Doctor recruitment still a priority
       
Doctor recruitment still a priority
August 19, 2009

By Lindsey Cole
The Oshawa Express

Oshawa is still in need of doctors– though some progress has been made. Speaking on behalf of the founding members of the Oshawa Physician Recruitment Taskforce, Dr. Adrian Pettyan says Oshawa needs about 20 to 25 more doctors in the area to fill the patient load.
Each doctor typically takes on around 1,400 patients in their roster, and that doesn’t include walk-ins he says.“There is still a need. There is still a definite need,” he says. But Dr. Pettyan warns against thinking there hasn’t been any progress. In fact, as of June 2008, 31 doctors decided to make Oshawa the place to start their practice.“It’s much better than before,” he explains, adding they have made some headway and continue to stress the importance of the taskforce in this community. The City of Oshawa also finds the task force important, setting aside money in this year’s budget for the group. Over the past four years the city has spent more than $500,000 to help the taskforce. And the support is appreciated and needed, Pettyan says. Currently, he says, the major clinics in Oshawa get around five to 10 phone calls a day from people who are looking for a family doctor. But sometimes actions speak louder than numbers, he says.“When you are looking at recruitment the numbers don’t speak the story.
“The city has strongly endorsed physician recruitment to continue.”

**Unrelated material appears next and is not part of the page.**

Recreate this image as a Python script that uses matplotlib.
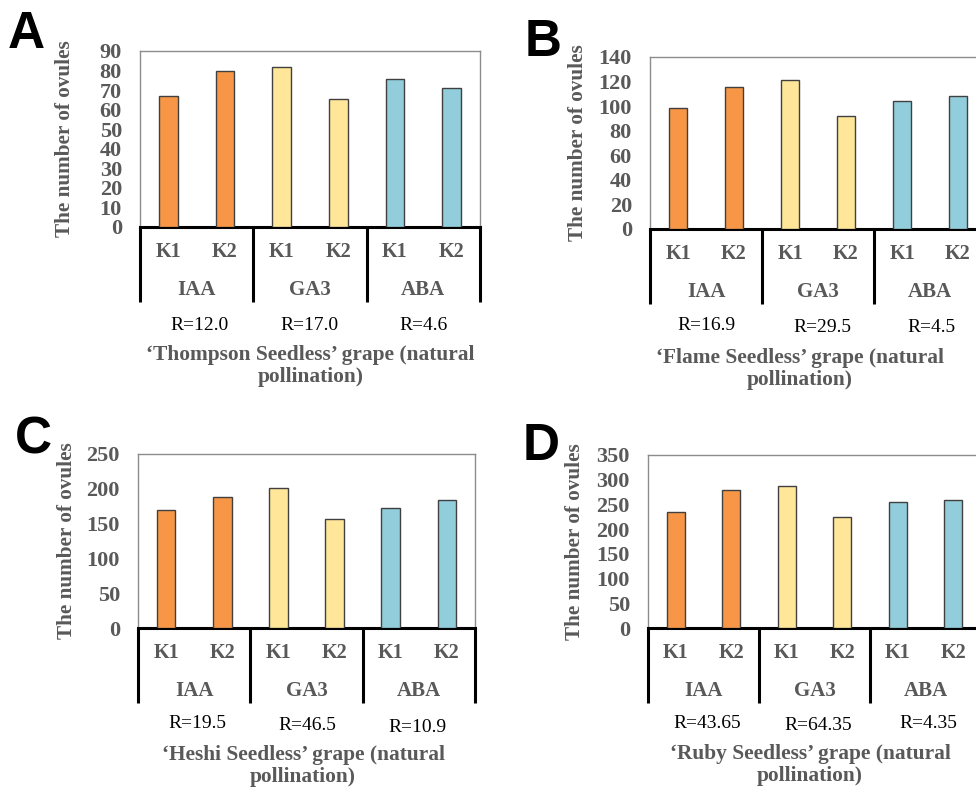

He says there have been some significant changes in the last year that may just bring more to the area. Queens University may be changing their medical program so that physicians doing a rotation stay for two years at one location. This is different from the current
program where future doctors rotate between rural and urban practices. Pettyan says this may mean more doctors settling in Oshawa once they get to know the city.“It’s anticipated that Oshawa will actually get residents placed in the city for the two year placement,” he
adds. Another change is the movement away from the General Motors focus
onto a more educational side of Oshawa.

“We’ve profiled the city. We have much more to offer. The city is in a wonderful position.” With the university and college gaining ground on a national scale as well as a brand new cancer care centre, Pettyan says Oshawa is poised to recruit some new doctors to the area.“We’re pretty proud of what the city has to offer.” Members of the taskforce attend various conferences throughout the year in order to meet perspective doctors and give them a chance to take a look at Oshawa. They profile the city to the respective doctors.“There is hope. These 31 doctors didn’t just happen,” he says.“Because the city finds us important, this is a good thing for the city.”